In terms of manufacturers, whether Silicon or Systems, the theme was Sustainability. Samsung spoke about their renewal energy and water reduction goals. Intel and the major OxMs (HP, Dell, Mitac, etc.) showed up in modularity (leadership roles with DC-MHS and DC-SCM) and open system firmware to ensure circular economy/second life of servers can exist, and reduced embodied carbon/amortization of it over a longer period of time (given that fewer server/system components require upgrade when new CPUs, memory technologies, etc. come to market).

There was a lot of great discussion and debate on the future of AI fabrics (started by Alexis), and Ram Velaga was quite eloquent in his advocacy for Ethernet as the fabric for HPC and AI, bringing in the brilliant Dr. Mark Handley to speak about innovation in congestion management on Ethernet to unlock best-in-class performance. There was a fair amount of push on the interrelationship between compute, network, and storage for different workload scaling, and some poking at proprietary solutions addressing this (Inifiband and NVLink specifically, which seems fitting at a conference which cohosted the CXL Consortium and clearly advocates for coherent memory/accelerator pooling to move to open standard interfaces). Finally there were several sessions on optics and innovation in packaging (from Broadcom, Marvell, and Intel) demonstrated in person at the Celestica and Ragile booths, which again reinforces this attempt to use open standards to drive innovation so vendors don’t make big investments on bets that won’t have market alignment.

Conversations were also vibrant about the expansion of alternate architectures to x86 in the server ecosystem (teams from ARM, ARM-based server-class CPUs, and RISC-V server-class CPUs all were there), and Open Networking solutions (specifically a large-scale SONiC Workshop at the event). The feeling I got from collective sessions was that SONiC’s time has come, and while it still has a long way to go for feature parity, optimization, and usability enhancements compared to proprietary NOS options, the partnership with Linux Foundation for a more open and agile contribution model puts SONiC on the right track to real adoption in the industry. On the alternate architecture point of view, I feel a certain amount of conflation is occurring. Out-of-order execution exists on ARM and x86 products, so do SIMD execution units and branch prediction.

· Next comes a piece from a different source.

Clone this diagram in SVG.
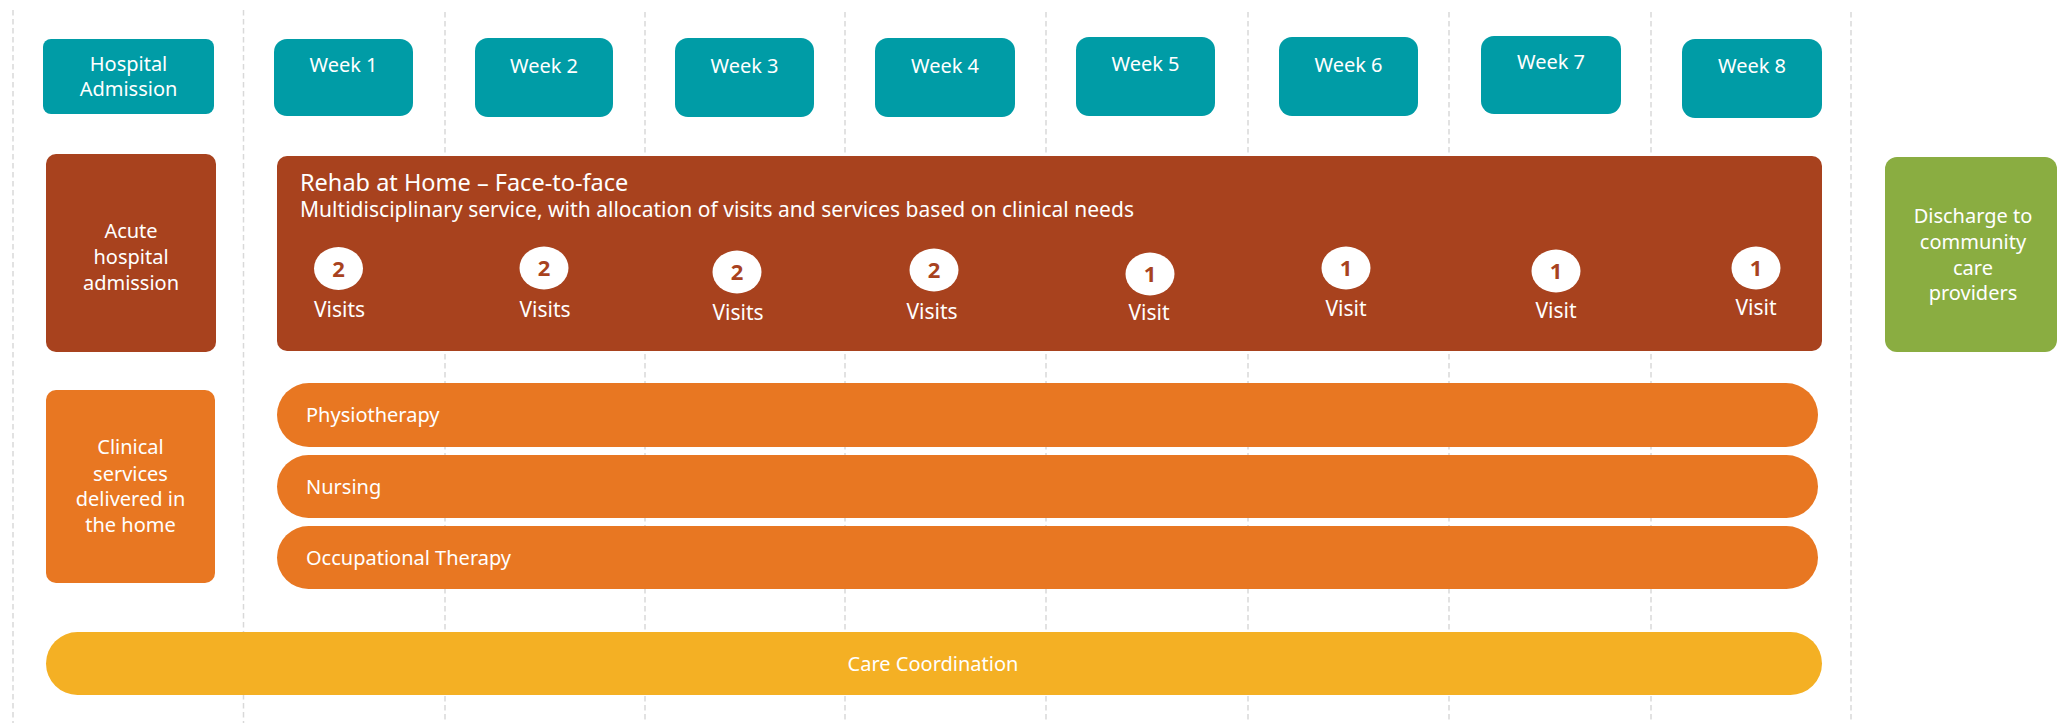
<svg xmlns="http://www.w3.org/2000/svg" width="2062" height="727" viewBox="0 0 2062 727">
<style>
.grid{stroke:#d9d9d9;stroke-width:1.5;stroke-dasharray:5.5 3.5;fill:none}
.teal{fill:#009ca6}
.brown{fill:#a8421e}
.orange{fill:#e87722}
.yellow{fill:#f4b024}
.green{fill:#8aad41}
.badge{fill:#ffffff}
text{font-family:"Noto Sans","Open Sans","DejaVu Sans",sans-serif;fill:#ffffff}
.t20{font-size:20px}
.c{text-anchor:middle}
.title{font-size:23.5px}
.sub{font-size:21px}
.visit{font-size:21px;text-anchor:middle}
.num{font-size:22px;font-weight:bold;fill:#a8421e;text-anchor:middle}
</style>
<rect width="2062" height="727" fill="#ffffff"/>
<g id="gridlines">
<line class="grid" x1="13" y1="10" x2="13" y2="723"/>
<line class="grid" x1="243.5" y1="10" x2="243.5" y2="723"/>
<line class="grid" x1="445" y1="12" x2="445" y2="723"/>
<line class="grid" x1="645" y1="12" x2="645" y2="723"/>
<line class="grid" x1="845" y1="12" x2="845" y2="723"/>
<line class="grid" x1="1046" y1="12" x2="1046" y2="723"/>
<line class="grid" x1="1248" y1="12" x2="1248" y2="723"/>
<line class="grid" x1="1449" y1="12" x2="1449" y2="723"/>
<line class="grid" x1="1651" y1="12" x2="1651" y2="723"/>
<line class="grid" x1="1851" y1="12" x2="1851" y2="723"/>
</g>
<g id="connectors"></g>
<g id="hospital-admission">
<rect class="teal" x="43" y="39" width="171" height="75" rx="8"/>
<text class="t20 c" x="128.5" y="71">Hospital</text>
<text class="t20 c" x="128.5" y="96">Admission</text>
</g>
<g id="week1"><rect class="teal" x="274" y="39" width="139" height="77" rx="13"/><text class="t20 c" x="343.5" y="72">Week 1</text></g>
<g id="week2"><rect class="teal" x="475" y="38" width="138" height="79" rx="13"/><text class="t20 c" x="544" y="73">Week 2</text></g>
<g id="week3"><rect class="teal" x="675" y="38" width="139" height="79" rx="13"/><text class="t20 c" x="744.5" y="73">Week 3</text></g>
<g id="week4"><rect class="teal" x="875" y="38" width="140" height="79" rx="13"/><text class="t20 c" x="945" y="73">Week 4</text></g>
<g id="week5"><rect class="teal" x="1076" y="37" width="139" height="79" rx="13"/><text class="t20 c" x="1145.5" y="71">Week 5</text></g>
<g id="week6"><rect class="teal" x="1279" y="37" width="139" height="79" rx="13"/><text class="t20 c" x="1348.5" y="72">Week 6</text></g>
<g id="week7"><rect class="teal" x="1481" y="36" width="140" height="78" rx="13"/><text class="t20 c" x="1551" y="69">Week 7</text></g>
<g id="week8"><rect class="teal" x="1682" y="39" width="140" height="79" rx="13"/><text class="t20 c" x="1752" y="73">Week 8</text></g>
<g id="acute-admission">
<rect class="brown" x="46" y="154" width="170" height="198" rx="10"/>
<text class="t20 c" x="131" y="238">Acute</text>
<text class="t20 c" x="131" y="264">hospital</text>
<text class="t20 c" x="131" y="290">admission</text>
</g>
<g id="rehab-at-home">
<rect class="brown" x="277" y="156" width="1545" height="195" rx="10"/>
<text class="title" x="300" y="191">Rehab at Home – Face-to-face</text>
<text class="sub" x="300" y="217" textLength="834" lengthAdjust="spacing">Multidisciplinary service, with allocation of visits and services based on clinical needs</text>
<ellipse class="badge" cx="338.5" cy="268.5" rx="24.5" ry="21.5"/><text class="num" x="338.5" y="276.5">2</text><text class="visit" x="339.5" y="317">Visits</text>
<ellipse class="badge" cx="544" cy="268" rx="24.5" ry="21.5"/><text class="num" x="544" y="276">2</text><text class="visit" x="545" y="317">Visits</text>
<ellipse class="badge" cx="737" cy="272" rx="24.5" ry="21.5"/><text class="num" x="737" y="280">2</text><text class="visit" x="738" y="320">Visits</text>
<ellipse class="badge" cx="934" cy="270" rx="24.5" ry="21.5"/><text class="num" x="934" y="278">2</text><text class="visit" x="932" y="319">Visits</text>
<ellipse class="badge" cx="1150" cy="274" rx="24.5" ry="21.5"/><text class="num" x="1150" y="282">1</text><text class="visit" x="1149" y="320">Visit</text>
<ellipse class="badge" cx="1346" cy="268" rx="24.5" ry="21.5"/><text class="num" x="1346" y="276">1</text><text class="visit" x="1346" y="316">Visit</text>
<ellipse class="badge" cx="1556" cy="271" rx="24.5" ry="21.5"/><text class="num" x="1556" y="279">1</text><text class="visit" x="1556" y="318">Visit</text>
<ellipse class="badge" cx="1756" cy="268" rx="24.5" ry="21.5"/><text class="num" x="1756" y="276">1</text><text class="visit" x="1756" y="315">Visit</text>
</g>
<g id="discharge">
<rect class="green" x="1885" y="157" width="172" height="195" rx="12"/>
<text class="t20 c" x="1973" y="223">Discharge to</text>
<text class="t20 c" x="1973" y="249">community</text>
<text class="t20 c" x="1973" y="275">care</text>
<text class="t20 c" x="1973" y="300">providers</text>
</g>
<g id="clinical-services">
<rect class="orange" x="46" y="390" width="169" height="193" rx="10"/>
<text class="t20 c" x="130.5" y="454">Clinical</text>
<text class="t20 c" x="130.5" y="481">services</text>
<text class="t20 c" x="130.5" y="506">delivered in</text>
<text class="t20 c" x="130.5" y="532">the home</text>
</g>
<g id="physiotherapy"><rect class="orange" x="277" y="383" width="1541" height="64" rx="32"/><text class="t20" x="306" y="422">Physiotherapy</text></g>
<g id="nursing"><rect class="orange" x="277" y="455" width="1541" height="63" rx="31.5"/><text class="t20" x="306" y="494">Nursing</text></g>
<g id="occupational-therapy"><rect class="orange" x="277" y="526" width="1541" height="63" rx="31.5"/><text class="t20" x="306" y="565">Occupational Therapy</text></g>
<g id="care-coordination"><rect class="yellow" x="46" y="632" width="1776" height="63" rx="31.5"/><text class="t20 c" x="933" y="671">Care Coordination</text></g>
</svg>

From a core perspective, there is a lot more that has converged between RISC and CISC architectures since the time when RISC was introduced to the world, but where I think particular implementations have shone is the focus on the uncore portion of server-class CPU to be power efficient. This innovation is where we see real divergence in certain players (e.g. Ampere). There are a lot of things I personally still want to see in the “many cores, more power-efficient architecture” processing units (personal frustration has been that security is an “upsell” on top bin parts vs. being available across the sku stack–to me this is like saying one only gets a key for a Lexus because Toyota’s are too cheap to warrant them…ummm…tell that to the person getting their car jacked.) Security has to be ubiquitous for consumers to trust their providers, and hardware companies need to view these solutions as foundational, without significant performance impact as a foregone conclusion.

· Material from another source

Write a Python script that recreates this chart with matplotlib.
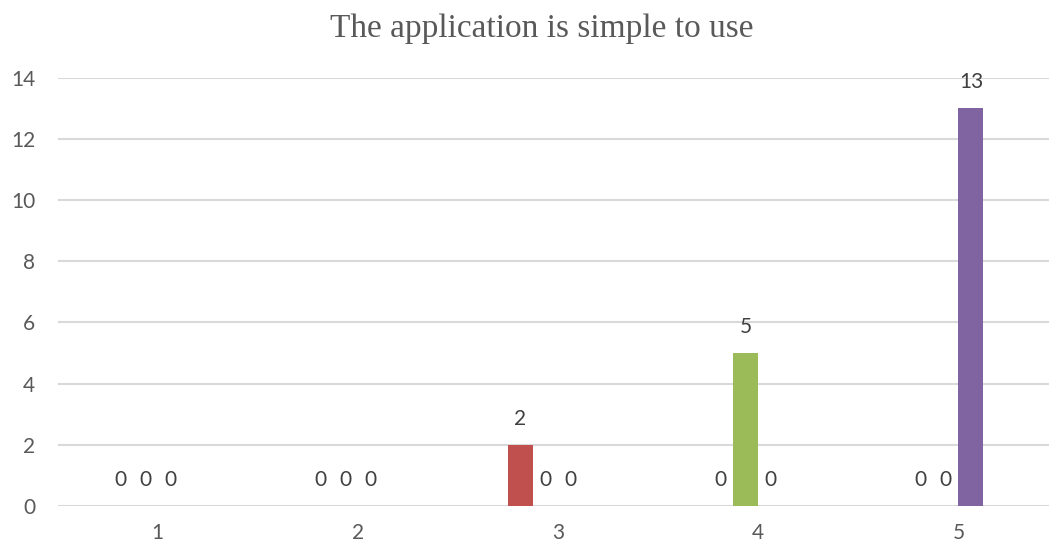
import matplotlib
matplotlib.use("Agg")
import matplotlib.pyplot as plt
import numpy as np

categories = ["1", "2", "3", "4", "5"]
series_a = [0, 0, 2, 0, 0]
series_b = [0, 0, 0, 5, 0]
series_c = [0, 0, 0, 0, 13]
series_d = [np.nan, np.nan, np.nan, np.nan, np.nan]
y_ticks = [0, 2, 4, 6, 8, 10, 12, 14]
title = "The application is simple to use"

colors = ["#C0504D", "#9BBB59", "#8064A2", "#4F81BD"]
text_color = "#595959"

W, H = 1049, 546
fig = plt.figure(figsize=(W / 100, H / 100), dpi=100)
ax = fig.add_axes([57.5 / W, 40 / H, 1001 / W, 428.5 / H])

x = np.arange(len(categories)) + 1
bw = 0.125
all_series = [series_a, series_b, series_c, series_d]
offsets = [-1.5 * bw, -0.5 * bw, 0.5 * bw, 1.5 * bw]
for s, off, col in zip(all_series, offsets, colors):
    bars = ax.bar(x + off, s, width=bw, color=col, zorder=3)
    for xi, v in zip(x + off, s):
        if np.isnan(v):
            continue
        ax.annotate(f"{int(v)}", xy=(xi, v), xytext=(0, 26), textcoords="offset pixels",
                    ha="center", va="center", fontsize=15, color="#404040", family="Lato")

ax.set_xlim(0.5, 5.5)
ax.set_ylim(0, 14)
ax.set_yticks(y_ticks)
ax.set_xticks(x)
ax.set_xticklabels(categories)
for sp in ax.spines.values():
    sp.set_visible(False)
ax.grid(axis="y", color="#D9D9D9", linewidth=1.5, zorder=0)
ax.tick_params(axis="both", length=0, labelsize=15, labelcolor=text_color)
ax.tick_params(axis="y", pad=16)
ax.tick_params(axis="x", pad=12)
for lab in ax.get_xticklabels() + ax.get_yticklabels():
    lab.set_family("Lato")

fig.text(542 / W, 1 - 37 / H, title, ha="center", va="baseline",
         fontsize=24, color=text_color, family="Liberation Serif")

fig.savefig("out.png", dpi=100)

Anyway, those are my quick notes from the edge…it felt great to be there with everyone, see the innovation from Chiplets to cloud service models, disaggregated memory to further hardening of server and CPU root of trust technology. In my biased opinion the future is open, not because innovation is slowing, but rather because the complexity of the problems facing our world involve collaboration–we cannot solve sustainable datacenter design, security, performance, and reliability in isolation, and the generations to come are relying on us to succeed.